Both Manchin and U.S. Senator Jay Rockefeller voted with the majority Tuesday to continue the discussions about reinstating the benefits that were cut-off for the longest unemployed Americans at the end of 2013. A final vote in the Senate could come in a few days.
Manchin told reporters during a conference call Tuesday afternoon that extending the benefits for three more months would cost $6.5 billion and a full-year extension would have a $26 billion price tag. He said that can’t go on without a way to finance it.
“You can’t continue to kick the can down the road. (Some say) ‘Don’t worry about paying for it,’ Well, I do worry about paying for it. Because I worry about my kids inheriting the debt that we’re all going to create for them,” Manchin said.
Approximately 7,000 state residents lost the benefits when Congress failed to renew last month.
Sen. Rockefeller said the benefits are a safety net for families and should be reinstated.

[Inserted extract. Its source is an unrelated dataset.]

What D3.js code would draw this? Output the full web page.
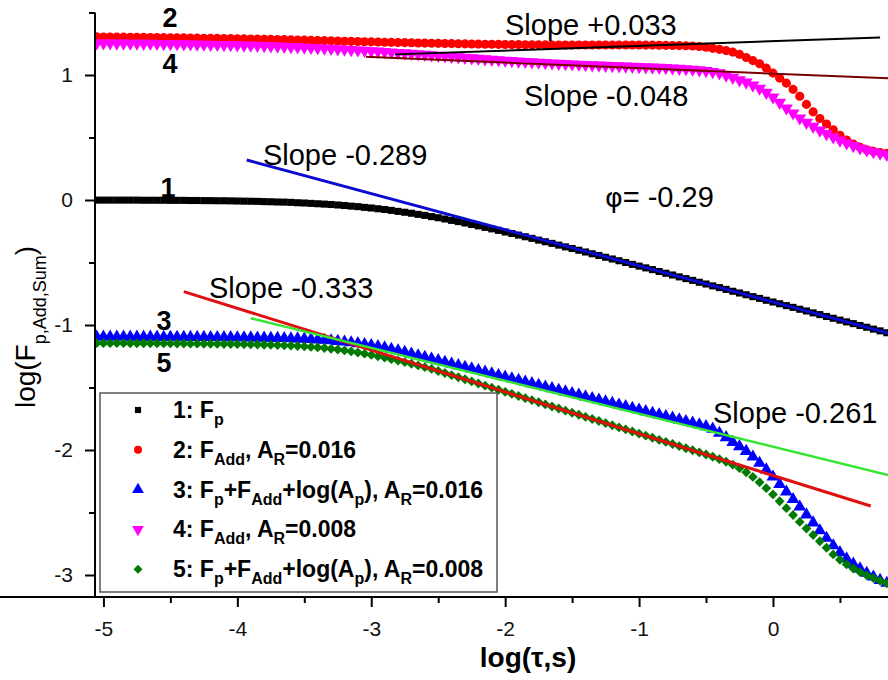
<!DOCTYPE html>
<html><head><meta charset="utf-8">
<script src="https://cdn.jsdelivr.net/npm/d3@7"></script>
<style>body{margin:0;background:#fff}svg{display:block}</style>
</head><body>
<svg id="c" width="888" height="680"></svg>
<script>
// ---------------- data ----------------
const logTau = [
-5.05,-5.00,-4.95,-4.90,-4.85,-4.80,-4.75,-4.70,-4.65,-4.60,
-4.55,-4.50,-4.45,-4.40,-4.35,-4.30,-4.25,-4.20,-4.15,-4.10,
-4.05,-4.00,-3.95,-3.90,-3.85,-3.80,-3.75,-3.70,-3.65,-3.60,
-3.55,-3.50,-3.45,-3.40,-3.35,-3.30,-3.25,-3.20,-3.15,-3.10,
-3.05,-3.00,-2.95,-2.90,-2.85,-2.80,-2.75,-2.70,-2.65,-2.60,
-2.55,-2.50,-2.45,-2.40,-2.35,-2.30,-2.25,-2.20,-2.15,-2.10,
-2.05,-2.00,-1.95,-1.90,-1.85,-1.80,-1.75,-1.70,-1.65,-1.60,
-1.55,-1.50,-1.45,-1.40,-1.35,-1.30,-1.25,-1.20,-1.15,-1.10,
-1.05,-1.00,-0.95,-0.90,-0.85,-0.80,-0.75,-0.70,-0.65,-0.60,
-0.55,-0.50,-0.45,-0.40,-0.35,-0.30,-0.25,-0.20,-0.15,-0.10,
-0.05,0.00,0.05,0.10,0.15,0.20,0.25,0.30,0.35,0.40,
0.45,0.50,0.55,0.60,0.65,0.70,0.75,0.80,0.85];

// 1: Fp
const series1 = [
-0.001,-0.001,-0.001,-0.001,-0.001,-0.001,-0.001,-0.002,-0.002,-0.002,
-0.002,-0.003,-0.003,-0.003,-0.004,-0.004,-0.005,-0.005,-0.006,-0.006,
-0.007,-0.008,-0.009,-0.010,-0.011,-0.013,-0.014,-0.016,-0.017,-0.019,
-0.022,-0.024,-0.027,-0.030,-0.033,-0.036,-0.040,-0.044,-0.049,-0.053,
-0.059,-0.064,-0.070,-0.076,-0.083,-0.091,-0.098,-0.106,-0.115,-0.123,
-0.133,-0.142,-0.152,-0.163,-0.173,-0.184,-0.196,-0.207,-0.219,-0.231,
-0.243,-0.256,-0.268,-0.281,-0.294,-0.307,-0.321,-0.334,-0.347,-0.361,
-0.375,-0.388,-0.402,-0.416,-0.430,-0.444,-0.458,-0.472,-0.486,-0.500,
-0.515,-0.529,-0.543,-0.557,-0.572,-0.586,-0.600,-0.615,-0.629,-0.643,
-0.658,-0.672,-0.687,-0.701,-0.715,-0.730,-0.744,-0.758,-0.773,-0.787,
-0.802,-0.816,-0.830,-0.845,-0.859,-0.874,-0.888,-0.903,-0.917,-0.932,
-0.946,-0.961,-0.975,-0.989,-1.004,-1.018,-1.033,-1.047,-1.062];

// 2: F_Add, A_R = 0.016
const series2 = [
1.305,1.304,1.304,1.303,1.303,1.302,1.302,1.301,1.300,1.300,
1.299,1.298,1.298,1.297,1.296,1.295,1.294,1.293,1.293,1.292,
1.291,1.290,1.289,1.288,1.287,1.286,1.285,1.284,1.283,1.281,
1.280,1.279,1.277,1.276,1.275,1.273,1.272,1.270,1.269,1.268,
1.266,1.265,1.264,1.262,1.261,1.260,1.259,1.258,1.256,1.255,
1.254,1.253,1.252,1.251,1.250,1.249,1.248,1.247,1.246,1.246,
1.245,1.244,1.243,1.243,1.242,1.242,1.241,1.241,1.240,1.240,
1.240,1.240,1.240,1.240,1.240,1.240,1.240,1.240,1.240,1.240,
1.240,1.240,1.239,1.239,1.238,1.237,1.236,1.235,1.234,1.232,
1.228,1.222,1.213,1.205,1.195,1.183,1.165,1.140,1.115,1.090,
1.055,1.015,0.975,0.935,0.885,0.830,0.765,0.705,0.652,0.608,
0.562,0.518,0.480,0.447,0.421,0.402,0.389,0.380,0.373];

// 3: Fp + F_Add + log(Ap), A_R = 0.016
const series3 = [
-1.095,-1.095,-1.095,-1.095,-1.095,-1.096,-1.096,-1.096,-1.096,-1.096,
-1.097,-1.097,-1.097,-1.097,-1.098,-1.098,-1.098,-1.099,-1.099,-1.100,
-1.100,-1.101,-1.101,-1.102,-1.103,-1.104,-1.105,-1.106,-1.107,-1.109,
-1.110,-1.112,-1.115,-1.118,-1.121,-1.125,-1.130,-1.135,-1.141,-1.148,
-1.155,-1.163,-1.172,-1.182,-1.193,-1.205,-1.218,-1.232,-1.245,-1.258,
-1.271,-1.284,-1.297,-1.311,-1.324,-1.337,-1.350,-1.363,-1.376,-1.389,
-1.403,-1.416,-1.429,-1.442,-1.455,-1.468,-1.481,-1.495,-1.508,-1.521,
-1.534,-1.547,-1.560,-1.574,-1.587,-1.600,-1.613,-1.626,-1.639,-1.652,
-1.666,-1.679,-1.692,-1.705,-1.718,-1.731,-1.744,-1.758,-1.771,-1.784,
-1.797,-1.812,-1.832,-1.865,-1.900,-1.938,-1.972,-2.010,-2.055,-2.105,
-2.158,-2.215,-2.275,-2.335,-2.395,-2.455,-2.518,-2.582,-2.645,-2.705,
-2.765,-2.820,-2.870,-2.912,-2.950,-2.985,-3.015,-3.042,-3.065];

// 4: F_Add, A_R = 0.008
const series4 = [
1.255,1.255,1.255,1.254,1.254,1.253,1.253,1.252,1.252,1.251,
1.250,1.250,1.249,1.248,1.247,1.246,1.245,1.244,1.243,1.242,
1.241,1.240,1.238,1.237,1.236,1.234,1.232,1.230,1.228,1.226,
1.224,1.222,1.219,1.217,1.214,1.211,1.208,1.205,1.202,1.199,
1.196,1.193,1.190,1.186,1.183,1.179,1.176,1.172,1.168,1.164,
1.160,1.156,1.152,1.148,1.144,1.140,1.136,1.132,1.128,1.124,
1.121,1.117,1.114,1.110,1.107,1.104,1.101,1.098,1.095,1.092,
1.090,1.087,1.085,1.082,1.080,1.078,1.076,1.074,1.072,1.070,
1.068,1.066,1.064,1.062,1.060,1.058,1.055,1.052,1.049,1.045,
1.040,1.034,1.026,1.016,0.998,0.980,0.960,0.942,0.918,0.893,
0.860,0.823,0.780,0.735,0.695,0.655,0.620,0.588,0.558,0.530,
0.503,0.478,0.455,0.434,0.415,0.399,0.385,0.373,0.363];

// 5: Fp + F_Add + log(Ap), A_R = 0.008
const series5 = [
-1.145,-1.145,-1.145,-1.145,-1.145,-1.146,-1.146,-1.146,-1.146,-1.147,
-1.147,-1.147,-1.148,-1.148,-1.149,-1.149,-1.150,-1.150,-1.151,-1.152,
-1.152,-1.153,-1.154,-1.155,-1.156,-1.158,-1.159,-1.161,-1.163,-1.165,
-1.168,-1.171,-1.175,-1.179,-1.184,-1.190,-1.196,-1.203,-1.211,-1.220,
-1.229,-1.239,-1.250,-1.261,-1.273,-1.285,-1.297,-1.310,-1.323,-1.337,
-1.351,-1.368,-1.384,-1.401,-1.418,-1.434,-1.451,-1.468,-1.485,-1.501,
-1.518,-1.535,-1.551,-1.568,-1.585,-1.601,-1.618,-1.635,-1.652,-1.668,
-1.685,-1.702,-1.718,-1.735,-1.752,-1.768,-1.785,-1.802,-1.819,-1.835,
-1.852,-1.869,-1.885,-1.902,-1.919,-1.935,-1.952,-1.969,-1.986,-2.002,
-2.019,-2.036,-2.054,-2.073,-2.094,-2.117,-2.145,-2.178,-2.215,-2.258,
-2.305,-2.355,-2.410,-2.465,-2.520,-2.575,-2.628,-2.680,-2.730,-2.782,
-2.835,-2.878,-2.915,-2.948,-2.976,-3.002,-3.025,-3.047,-3.067];

// fitted slope lines: [x0, x1] and [y0, y1] in data units
const slopeNames = ["+0.033", "-0.048", "-0.289", "-0.333", "-0.261"];
const slopeX = [[-2.82, 0.80], [-3.04, 0.86], [-3.93, 0.86], [-4.40, 0.73], [-3.90, 0.86]];
const slopeY = [[1.165, 1.300], [1.146, 0.973], [0.320, -1.064], [-0.733, -2.448], [-0.946, -2.200]];

// annotations (data units)
const annoText = ["Slope +0.033", "Slope -0.048", "Slope -0.289", "Slope -0.333", "Slope -0.261"];
const annoX = [-2.001, -1.860, -3.809, -4.212, -0.448];
const annoY = [1.320, 0.752, 0.280, -0.784, -1.784];
const phiText = "= -0.29";
const phiX = -1.255, phiY = -0.056;

const curveNums = ["2", "4", "1", "3", "5"];
const curveNumX = [-4.503, -4.503, -4.518, -4.548, -4.548];
const curveNumY = [1.384, 1.016, 0.024, -1.040, -1.376];

const xTicks = [-5, -4, -3, -2, -1, 0];
const xMinor = [-4.5, -3.5, -2.5, -1.5, -0.5, 0.5];
const yTicks = [-3, -2, -1, 0, 1];
const yMinor = [-2.5, -1.5, -0.5, 0.5, 1.5];

// legend labels: [text, isSubscript]
const legendLabels = [
  [["1: F",0],["p",1]],
  [["2: F",0],["Add",1],[", A",0],["R",1],["=0.016",0]],
  [["3: F",0],["p",1],["+F",0],["Add",1],["+log(A",0],["p",1],["), A",0],["R",1],["=0.016",0]],
  [["4: F",0],["Add",1],[", A",0],["R",1],["=0.008",0]],
  [["5: F",0],["p",1],["+F",0],["Add",1],["+log(A",0],["p",1],["), A",0],["R",1],["=0.008",0]]
];

// ---------------- styles ----------------
const seriesData = [series1, series2, series3, series4, series5];
const seriesColor = ["#000000", "#ff0000", "#0000ff", "#ff00ff", "#007a00"];
const seriesSymbol = [d3.symbolSquare, d3.symbolCircle, d3.symbolTriangle, d3.symbolTriangle, d3.symbolSquare];
const seriesSize = [50, 66, 72, 72, 48];
const seriesRot = [0, 0, 0, 180, 45];
const legendSize = [38, 50, 60, 60, 40];
const slopeColor = ["#000000", "#7a0000", "#0a0ad0", "#e01010", "#33e633"];
const slopeWidth = [2, 2, 3, 3, 2.5];

const FONT = "'Liberation Sans', Arial, Helvetica, sans-serif";
const svg = d3.select("#c");
const x = d3.scaleLinear().domain([-5.063, 0.859]).range([95, 888]);
const y = d3.scaleLinear().domain([-3.176, 1.5]).range([597, 12.5]);

svg.append("defs").append("clipPath").attr("id", "plot")
  .append("rect").attr("x", 95).attr("y", 10).attr("width", 793).attr("height", 587);

const plot = svg.append("g").attr("clip-path", "url(#plot)");

seriesData.forEach((vals, si) => {
  const sym = d3.symbol().type(seriesSymbol[si]).size(seriesSize[si]);
  plot.append("g").selectAll("path").data(logTau.map((t, i) => [t, vals[i]]))
    .join("path")
    .attr("d", sym)
    .attr("transform", d => `translate(${x(d[0])},${y(d[1])}) rotate(${seriesRot[si]})`)
    .attr("fill", seriesColor[si]);
});

slopeX.forEach((xs, i) => {
  plot.append("line")
    .attr("x1", x(xs[0])).attr("x2", x(xs[1]))
    .attr("y1", y(slopeY[i][0])).attr("y2", y(slopeY[i][1]))
    .attr("stroke", slopeColor[i]).attr("stroke-width", slopeWidth[i]);
});

// axes
const axisFont = g => g.selectAll("text").attr("font-family", FONT).attr("font-size", 21).attr("fill", "#111");
const gx = svg.append("g").attr("transform", "translate(0,597)");
gx.call(d3.axisBottom(x).tickValues(xTicks).tickSize(10).tickSizeOuter(0).tickPadding(14).tickFormat(d => String(d)));
gx.append("g").call(d3.axisBottom(x).tickValues(xMinor).tickSize(6).tickSizeOuter(0).tickFormat(""))
  .select(".domain").remove();
gx.call(axisFont);
const gy = svg.append("g").attr("transform", "translate(95,0)");
gy.call(d3.axisLeft(y).tickValues(yTicks).tickSize(10).tickSizeOuter(0).tickPadding(12).tickFormat(d => String(d)));
gy.append("g").call(d3.axisLeft(y).tickValues(yMinor).tickSize(6).tickSizeOuter(0).tickFormat(""))
  .select(".domain").remove();
gy.call(axisFont);
svg.selectAll(".domain, .tick line").attr("stroke", "#000").attr("stroke-width", 2);
gx.select(".domain").attr("d", "M0,0H888");
gy.select(".domain").attr("d", "M0,12.5V597");

// axis titles
svg.append("text").attr("x", 528).attr("y", 667).attr("text-anchor", "middle")
  .attr("font-family", FONT).attr("font-weight", "bold").attr("font-size", 28)
  .text("log(τ,s)");
const yt = svg.append("text").attr("transform", "translate(35,327) rotate(-90)")
  .attr("text-anchor", "middle").attr("font-family", FONT).attr("font-size", 28);
yt.append("tspan").text("log(F");
yt.append("tspan").attr("font-size", 18).attr("dy", 11).text("p,Add,Sum");
yt.append("tspan").attr("dy", -11).text(")");

// annotations
annoText.forEach((t, i) => {
  svg.append("text").attr("x", x(annoX[i])).attr("y", y(annoY[i]))
    .attr("font-family", FONT).attr("font-size", 29).text(t);
});
const phi = svg.append("text").attr("x", x(phiX)).attr("y", y(phiY))
  .attr("font-family", FONT).attr("font-size", 29);
phi.append("tspan").attr("font-family", "'DejaVu Sans', sans-serif").attr("font-size", 27).text("φ");
phi.append("tspan").text(phiText);

curveNums.forEach((t, i) => {
  svg.append("text").attr("x", x(curveNumX[i])).attr("y", y(curveNumY[i]))
    .attr("text-anchor", "middle").attr("font-family", FONT).attr("font-weight", "bold")
    .attr("font-size", 27).text(t);
});

// legend
const lg = svg.append("g");
lg.append("rect").attr("x", 100).attr("y", 393).attr("width", 397).attr("height", 199)
  .attr("fill", "#fff").attr("stroke", "#555").attr("stroke-width", 1.5);
legendLabels.forEach((parts, i) => {
  const base = 418 + i * 39.8;
  const sym = d3.symbol().type(seriesSymbol[i]).size(legendSize[i]);
  lg.append("path").attr("d", sym)
    .attr("transform", `translate(138,${base - 8}) rotate(${seriesRot[i]})`)
    .attr("fill", seriesColor[i]);
  const t = lg.append("text").attr("x", 173).attr("y", base)
    .attr("font-family", FONT).attr("font-weight", "bold").attr("font-size", 23);
  let sub = 0;
  parts.forEach(([s, isSub]) => {
    const ts = t.append("tspan").text(s);
    if (isSub && !sub) { ts.attr("dy", 7).attr("font-size", 16); sub = 1; }
    else if (isSub) { ts.attr("font-size", 16); }
    else if (sub) { ts.attr("dy", -7); sub = 0; }
  });
});
</script>
</body></html>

“While our economy continues to improve, it should be a top priority to put forward sensible policies that can both stimulate growth and provide critical support to people as they pursue job opportunities,” Rockefeller said in a prepared release. “Supporting West Virginians while they are actively looking for work is a moral obligation and Congress never should have let emergency unemployment insurance expire.”
Manchin said he continues to look for ways to pay for the extension including the possibility of eliminating the double payments some laid-off residents receive.
“It’s the dual eligibility,” Manchin said. “When you have a person that is hurt on the job and is receiving disability Social Security and also receiving unemployment benefits—if that were eliminated, that would be about a $5 billion savings,” Manchin said. “I believe most Americans would think that is reasonable.”
Manchin said he’s already told Democratic leaders that he in no way would support any future extensions if the economy is the same or better at the end of the next 90 days.
“I think that it’s time that we have to continue to get back to regular order,” Manchin said.